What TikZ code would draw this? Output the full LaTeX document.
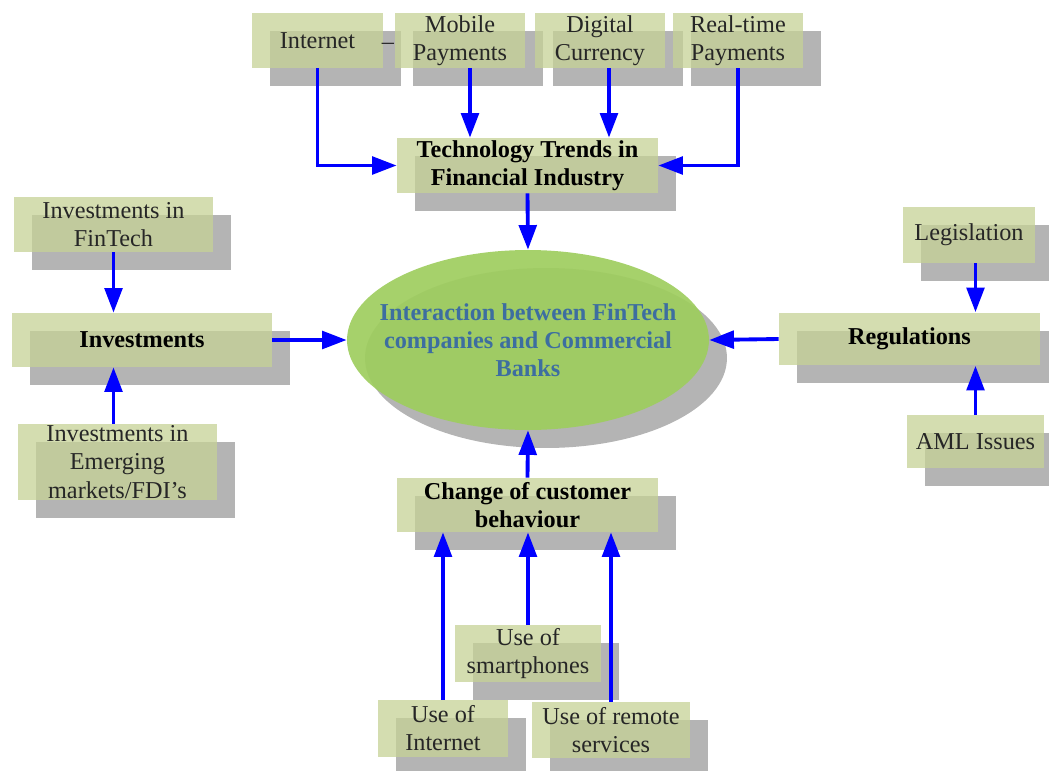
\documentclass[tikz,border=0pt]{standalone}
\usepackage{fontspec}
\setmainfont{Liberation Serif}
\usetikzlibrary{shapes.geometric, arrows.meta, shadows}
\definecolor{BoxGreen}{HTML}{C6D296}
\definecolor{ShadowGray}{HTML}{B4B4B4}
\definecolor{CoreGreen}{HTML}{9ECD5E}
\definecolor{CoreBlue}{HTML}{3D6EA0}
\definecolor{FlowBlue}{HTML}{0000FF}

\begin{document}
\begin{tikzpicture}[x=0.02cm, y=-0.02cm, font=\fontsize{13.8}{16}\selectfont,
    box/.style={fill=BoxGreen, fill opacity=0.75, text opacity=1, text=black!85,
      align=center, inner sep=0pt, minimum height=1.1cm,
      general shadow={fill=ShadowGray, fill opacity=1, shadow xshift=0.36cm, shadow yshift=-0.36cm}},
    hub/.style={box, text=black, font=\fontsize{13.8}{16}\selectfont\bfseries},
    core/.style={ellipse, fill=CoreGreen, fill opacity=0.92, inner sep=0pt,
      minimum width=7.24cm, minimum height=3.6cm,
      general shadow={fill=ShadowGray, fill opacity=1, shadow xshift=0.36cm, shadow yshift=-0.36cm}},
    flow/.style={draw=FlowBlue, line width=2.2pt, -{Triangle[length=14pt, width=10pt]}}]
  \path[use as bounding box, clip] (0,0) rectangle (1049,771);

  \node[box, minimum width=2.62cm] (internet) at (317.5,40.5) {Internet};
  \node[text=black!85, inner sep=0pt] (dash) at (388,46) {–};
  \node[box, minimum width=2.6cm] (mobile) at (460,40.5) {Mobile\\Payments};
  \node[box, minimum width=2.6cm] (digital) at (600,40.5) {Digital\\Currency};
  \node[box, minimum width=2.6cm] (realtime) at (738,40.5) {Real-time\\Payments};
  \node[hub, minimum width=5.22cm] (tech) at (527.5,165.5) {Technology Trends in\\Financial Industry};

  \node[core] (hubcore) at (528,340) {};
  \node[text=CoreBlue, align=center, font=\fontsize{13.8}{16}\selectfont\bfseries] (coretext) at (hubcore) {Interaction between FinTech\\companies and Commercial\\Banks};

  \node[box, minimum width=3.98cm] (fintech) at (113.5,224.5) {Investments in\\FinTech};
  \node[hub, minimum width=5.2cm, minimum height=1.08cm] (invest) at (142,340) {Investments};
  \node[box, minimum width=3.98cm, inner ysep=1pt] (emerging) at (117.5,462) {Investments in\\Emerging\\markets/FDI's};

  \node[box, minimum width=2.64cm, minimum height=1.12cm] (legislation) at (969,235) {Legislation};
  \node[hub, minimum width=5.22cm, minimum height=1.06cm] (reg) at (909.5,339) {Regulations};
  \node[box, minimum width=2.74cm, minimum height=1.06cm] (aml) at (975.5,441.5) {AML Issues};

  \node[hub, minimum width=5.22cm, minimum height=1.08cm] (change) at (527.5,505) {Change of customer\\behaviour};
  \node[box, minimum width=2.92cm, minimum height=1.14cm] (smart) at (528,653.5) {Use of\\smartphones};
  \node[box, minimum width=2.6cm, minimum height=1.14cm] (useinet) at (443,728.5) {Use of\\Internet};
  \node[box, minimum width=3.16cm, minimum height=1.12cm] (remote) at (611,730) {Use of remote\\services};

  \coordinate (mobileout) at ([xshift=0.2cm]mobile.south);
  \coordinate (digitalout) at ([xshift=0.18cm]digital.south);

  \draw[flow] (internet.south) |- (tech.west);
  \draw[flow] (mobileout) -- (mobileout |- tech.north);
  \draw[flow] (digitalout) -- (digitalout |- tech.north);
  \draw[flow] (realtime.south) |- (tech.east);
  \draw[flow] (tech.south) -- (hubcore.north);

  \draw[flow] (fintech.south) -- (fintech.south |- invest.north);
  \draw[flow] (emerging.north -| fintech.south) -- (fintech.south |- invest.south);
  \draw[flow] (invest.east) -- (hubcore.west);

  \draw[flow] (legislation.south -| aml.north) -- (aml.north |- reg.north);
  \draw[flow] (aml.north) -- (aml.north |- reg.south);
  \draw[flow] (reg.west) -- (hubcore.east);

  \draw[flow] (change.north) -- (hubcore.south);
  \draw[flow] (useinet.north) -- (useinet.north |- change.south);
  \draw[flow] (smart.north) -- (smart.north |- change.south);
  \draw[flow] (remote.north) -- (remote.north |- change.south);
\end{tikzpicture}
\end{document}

● ● ● ● ● ● ●

Stated problem: Take the lines from the start of the material to the line with "(0,0) rectangle (1049,771);", both included, and transcribe them exactly without the pictures.

Result for this task:
What TikZ code would draw this? Output the full LaTeX document.
\documentclass[tikz,border=0pt]{standalone}
\usepackage{fontspec}
\setmainfont{Liberation Serif}
\usetikzlibrary{shapes.geometric, arrows.meta, shadows}
\definecolor{BoxGreen}{HTML}{C6D296}
\definecolor{ShadowGray}{HTML}{B4B4B4}
\definecolor{CoreGreen}{HTML}{9ECD5E}
\definecolor{CoreBlue}{HTML}{3D6EA0}
\definecolor{FlowBlue}{HTML}{0000FF}

\begin{document}
\begin{tikzpicture}[x=0.02cm, y=-0.02cm, font=\fontsize{13.8}{16}\selectfont,
    box/.style={fill=BoxGreen, fill opacity=0.75, text opacity=1, text=black!85,
      align=center, inner sep=0pt, minimum height=1.1cm,
      general shadow={fill=ShadowGray, fill opacity=1, shadow xshift=0.36cm, shadow yshift=-0.36cm}},
    hub/.style={box, text=black, font=\fontsize{13.8}{16}\selectfont\bfseries},
    core/.style={ellipse, fill=CoreGreen, fill opacity=0.92, inner sep=0pt,
      minimum width=7.24cm, minimum height=3.6cm,
      general shadow={fill=ShadowGray, fill opacity=1, shadow xshift=0.36cm, shadow yshift=-0.36cm}},
    flow/.style={draw=FlowBlue, line width=2.2pt, -{Triangle[length=14pt, width=10pt]}}]
  \path[use as bounding box, clip] (0,0) rectangle (1049,771);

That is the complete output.